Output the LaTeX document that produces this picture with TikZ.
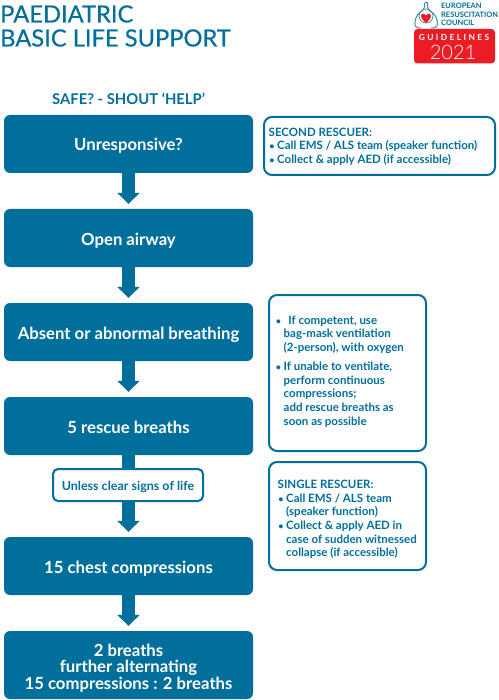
\documentclass[tikz,border=0pt]{standalone}
\usepackage{fontspec}
\setmainfont{Lato}
\usetikzlibrary{arrows.meta}
\definecolor{ercblue}{HTML}{006F9B}
\definecolor{ercred}{HTML}{ED1C24}
\definecolor{lungblue}{HTML}{3E8FB0}
\newcommand{\bul}{\makebox[8.5pt][l]{\hspace*{.6pt}{\fontsize{9}{9}\selectfont •}}}
\newcommand{\ind}{\hspace*{8.5pt}}
\tikzset{
  x=1pt,y=-1pt,
  stepbox/.style={fill=ercblue,rounded corners=6pt,minimum width=249pt,inner sep=0pt,text=white,align=center,font=\fontsize{16.7}{16.6}\selectfont\bfseries},
  oneline/.style={minimum height=58pt,text height=14pt,text depth=0pt},
  notebox/.style={draw=ercblue,fill=white,line width=2pt,rounded corners=8pt,inner sep=0pt,anchor=north west},
  notetext/.style={text=ercblue,anchor=north west,align=left,inner sep=0pt,font=\fontsize{11.5}{13.6}\selectfont\bfseries},
  flow/.style={ercblue,line width=13.5pt},
  flowhead/.style={flow,-{Triangle[length=11pt,width=22pt]},shorten >=5pt},
  titletext/.style={text=ercblue,anchor=base west,inner sep=0pt,font=\fontsize{23.7}{25}\selectfont\addfontfeatures{FakeBold=0.5}},
  logotext/.style={text=ercblue,anchor=base west,inner sep=0pt,font=\fontsize{7.45}{9}\selectfont\bfseries}
}
\begin{document}
\begin{tikzpicture}
\useasboundingbox (0,0) rectangle (498,700);
% title
\node[titletext] (t1) at (0,22.5) {PAEDIATRIC};
\node[titletext] (t2) at (0,46.5) {BASIC LIFE SUPPORT};
% logo
\draw[lungblue,line width=1pt,rounded corners=2pt] (424.5,3) -- (424.5,9) -- (419,13) .. controls (415,18) and (414.5,24) .. (416,28) -- (421,28) ;
\draw[lungblue,line width=1pt,rounded corners=2pt] (427.5,3) -- (427.5,9) -- (433,13) .. controls (437.5,18) and (438,24) .. (436,28) -- (431,28);
\draw[lungblue,line width=1pt] (424.5,3) -- (427.5,3);
\draw[lungblue,line width=.8pt] (426,16) circle (7pt);
\fill[ercred] (426,23) .. controls (421,19) and (420.5,16) .. (421.5,14.5) .. controls (423,13) and (425,13.5) .. (426,15.5) .. controls (427,13.5) and (429,13) .. (430.5,14.5) .. controls (431.5,16) and (431,19) .. (426,23) -- cycle;
\node[logotext] (l1) at (441,8.5) {EUROPEAN};
\node[logotext] (l2) at (441,17.5) {RESUSCITATION};
\node[logotext] (l3) at (441,26) {COUNCIL};
\fill[ercred,rounded corners=3.5pt] (414,29) rectangle (495,63.5);
\node[text=white,inner sep=0pt,font=\fontsize{8.4}{9}\selectfont\bfseries] (l4) at (454,37.5) {G\kern2.4pt U\kern2.4pt I\kern2.4pt D\kern2.4pt E\kern2.4pt L\kern2.4pt I\kern2.4pt N\kern2.4pt E\kern2.4pt S};
\node[text=white,inner sep=0pt,font=\fontsize{20}{22}\selectfont] (l5) at (453,52.5) {\fontspec{Lato Light}2021};
% heading
\node[text=ercblue,anchor=base west,inner sep=0pt,font=\fontsize{14.8}{16}\selectfont\bfseries] (safe) at (52,105) {SAFE? - SHOUT ‘HELP’};
% steps
\node[stepbox,oneline] (s1) at (128.5,144) {Unresponsive?};
\node[stepbox,oneline] (s2) at (128.5,238) {Open airway};
\node[stepbox,oneline] (s3) at (128.5,332) {Absent or abnormal breathing};
\node[stepbox,oneline] (s4) at (128.5,426) {5 rescue breaths};
\node[stepbox,oneline] (s5) at (128.5,566) {15 chest compressions};
\node[stepbox,minimum height=68pt] (s6) at (128.5,665) {\rule{0pt}{18pt}2 breaths\\further alternating\\15 compressions : 2 breaths};
% connectors
\draw[flowhead] (s1.south) -- (s2.north);
\draw[flowhead] (s2.south) -- (s3.north);
\draw[flowhead] (s3.south) -- (s4.north);
\draw[flowhead] (s4.south) -- (s5.north);
\draw[flowhead] (s5.south) -- (s6.north);
\node[draw=ercblue,fill=white,line width=2pt,rounded corners=5pt,minimum width=150pt,minimum height=32pt,inner sep=0pt,text=ercblue,font=\fontsize{12.5}{14}\selectfont\bfseries,text height=10pt,text depth=0pt] (u) at (128,485) {Unless clear signs of life};
% notes
\node[notebox,minimum width=231pt,minimum height=58pt] (n1) at (263,116) {};
\node[notetext] (n1t) at (268.5,127.5) {SECOND RESCUER:\\\bul Call EMS / ALS team (speaker function)\\\bul Collect \& apply AED (if accessible)};
\node[notebox,minimum width=157pt,minimum height=156pt] (n2) at (268,294) {};
\node[notetext] (n2t) at (275,315.5) {\bul\hspace*{2pt} If competent, use\\\ind bag-mask ventilation\\\ind (2-person), with oxygen};
\node[notetext] (n2u) at (275,362) {\bul If unable to ventilate,\\\ind perform continuous\\\ind compressions;\\\ind add rescue breaths as\\\ind soon as possible};
\node[notebox,minimum width=157pt,minimum height=108pt] (n3) at (268,461) {};
\node[notetext] (n3t) at (277.5,480) {SINGLE RESCUER:\\\bul Call EMS / ALS team\\\ind (speaker function)\\\bul Collect \& apply AED in\\\ind case of sudden witnessed\\\ind collapse (if accessible)};
\end{tikzpicture}
\end{document}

★ ★ ★ ★

## Short problem:
Restate the data above word for word. Skip every picture.

## The solution:
Output the LaTeX document that produces this picture with TikZ.
\documentclass[tikz,border=0pt]{standalone}
\usepackage{fontspec}
\setmainfont{Lato}
\usetikzlibrary{arrows.meta}
\definecolor{ercblue}{HTML}{006F9B}
\definecolor{ercred}{HTML}{ED1C24}
\definecolor{lungblue}{HTML}{3E8FB0}
\newcommand{\bul}{\makebox[8.5pt][l]{\hspace*{.6pt}{\fontsize{9}{9}\selectfont •}}}
\newcommand{\ind}{\hspace*{8.5pt}}
\tikzset{
  x=1pt,y=-1pt,
  stepbox/.style={fill=ercblue,rounded corners=6pt,minimum width=249pt,inner sep=0pt,text=white,align=center,font=\fontsize{16.7}{16.6}\selectfont\bfseries},
  oneline/.style={minimum height=58pt,text height=14pt,text depth=0pt},
  notebox/.style={draw=ercblue,fill=white,line width=2pt,rounded corners=8pt,inner sep=0pt,anchor=north west},
  notetext/.style={text=ercblue,anchor=north west,align=left,inner sep=0pt,font=\fontsize{11.5}{13.6}\selectfont\bfseries},
  flow/.style={ercblue,line width=13.5pt},
  flowhead/.style={flow,-{Triangle[length=11pt,width=22pt]},shorten >=5pt},
  titletext/.style={text=ercblue,anchor=base west,inner sep=0pt,font=\fontsize{23.7}{25}\selectfont\addfontfeatures{FakeBold=0.5}},
  logotext/.style={text=ercblue,anchor=base west,inner sep=0pt,font=\fontsize{7.45}{9}\selectfont\bfseries}
}
\begin{document}
\begin{tikzpicture}
\useasboundingbox (0,0) rectangle (498,700);
% title
\node[titletext] (t1) at (0,22.5) {PAEDIATRIC};
\node[titletext] (t2) at (0,46.5) {BASIC LIFE SUPPORT};
% logo
\draw[lungblue,line width=1pt,rounded corners=2pt] (424.5,3) -- (424.5,9) -- (419,13) .. controls (415,18) and (414.5,24) .. (416,28) -- (421,28) ;
\draw[lungblue,line width=1pt,rounded corners=2pt] (427.5,3) -- (427.5,9) -- (433,13) .. controls (437.5,18) and (438,24) .. (436,28) -- (431,28);
\draw[lungblue,line width=1pt] (424.5,3) -- (427.5,3);
\draw[lungblue,line width=.8pt] (426,16) circle (7pt);
\fill[ercred] (426,23) .. controls (421,19) and (420.5,16) .. (421.5,14.5) .. controls (423,13) and (425,13.5) .. (426,15.5) .. controls (427,13.5) and (429,13) .. (430.5,14.5) .. controls (431.5,16) and (431,19) .. (426,23) -- cycle;
\node[logotext] (l1) at (441,8.5) {EUROPEAN};
\node[logotext] (l2) at (441,17.5) {RESUSCITATION};
\node[logotext] (l3) at (441,26) {COUNCIL};
\fill[ercred,rounded corners=3.5pt] (414,29) rectangle (495,63.5);
\node[text=white,inner sep=0pt,font=\fontsize{8.4}{9}\selectfont\bfseries] (l4) at (454,37.5) {G\kern2.4pt U\kern2.4pt I\kern2.4pt D\kern2.4pt E\kern2.4pt L\kern2.4pt I\kern2.4pt N\kern2.4pt E\kern2.4pt S};
\node[text=white,inner sep=0pt,font=\fontsize{20}{22}\selectfont] (l5) at (453,52.5) {\fontspec{Lato Light}2021};
% heading
\node[text=ercblue,anchor=base west,inner sep=0pt,font=\fontsize{14.8}{16}\selectfont\bfseries] (safe) at (52,105) {SAFE? - SHOUT ‘HELP’};
% steps
\node[stepbox,oneline] (s1) at (128.5,144) {Unresponsive?};
\node[stepbox,oneline] (s2) at (128.5,238) {Open airway};
\node[stepbox,oneline] (s3) at (128.5,332) {Absent or abnormal breathing};
\node[stepbox,oneline] (s4) at (128.5,426) {5 rescue breaths};
\node[stepbox,oneline] (s5) at (128.5,566) {15 chest compressions};
\node[stepbox,minimum height=68pt] (s6) at (128.5,665) {\rule{0pt}{18pt}2 breaths\\further alternating\\15 compressions : 2 breaths};
% connectors
\draw[flowhead] (s1.south) -- (s2.north);
\draw[flowhead] (s2.south) -- (s3.north);
\draw[flowhead] (s3.south) -- (s4.north);
\draw[flowhead] (s4.south) -- (s5.north);
\draw[flowhead] (s5.south) -- (s6.north);
\node[draw=ercblue,fill=white,line width=2pt,rounded corners=5pt,minimum width=150pt,minimum height=32pt,inner sep=0pt,text=ercblue,font=\fontsize{12.5}{14}\selectfont\bfseries,text height=10pt,text depth=0pt] (u) at (128,485) {Unless clear signs of life};
% notes
\node[notebox,minimum width=231pt,minimum height=58pt] (n1) at (263,116) {};
\node[notetext] (n1t) at (268.5,127.5) {SECOND RESCUER:\\\bul Call EMS / ALS team (speaker function)\\\bul Collect \& apply AED (if accessible)};
\node[notebox,minimum width=157pt,minimum height=156pt] (n2) at (268,294) {};
\node[notetext] (n2t) at (275,315.5) {\bul\hspace*{2pt} If competent, use\\\ind bag-mask ventilation\\\ind (2-person), with oxygen};
\node[notetext] (n2u) at (275,362) {\bul If unable to ventilate,\\\ind perform continuous\\\ind compressions;\\\ind add rescue breaths as\\\ind soon as possible};
\node[notebox,minimum width=157pt,minimum height=108pt] (n3) at (268,461) {};
\node[notetext] (n3t) at (277.5,480) {SINGLE RESCUER:\\\bul Call EMS / ALS team\\\ind (speaker function)\\\bul Collect \& apply AED in\\\ind case of sudden witnessed\\\ind collapse (if accessible)};
\end{tikzpicture}
\end{document}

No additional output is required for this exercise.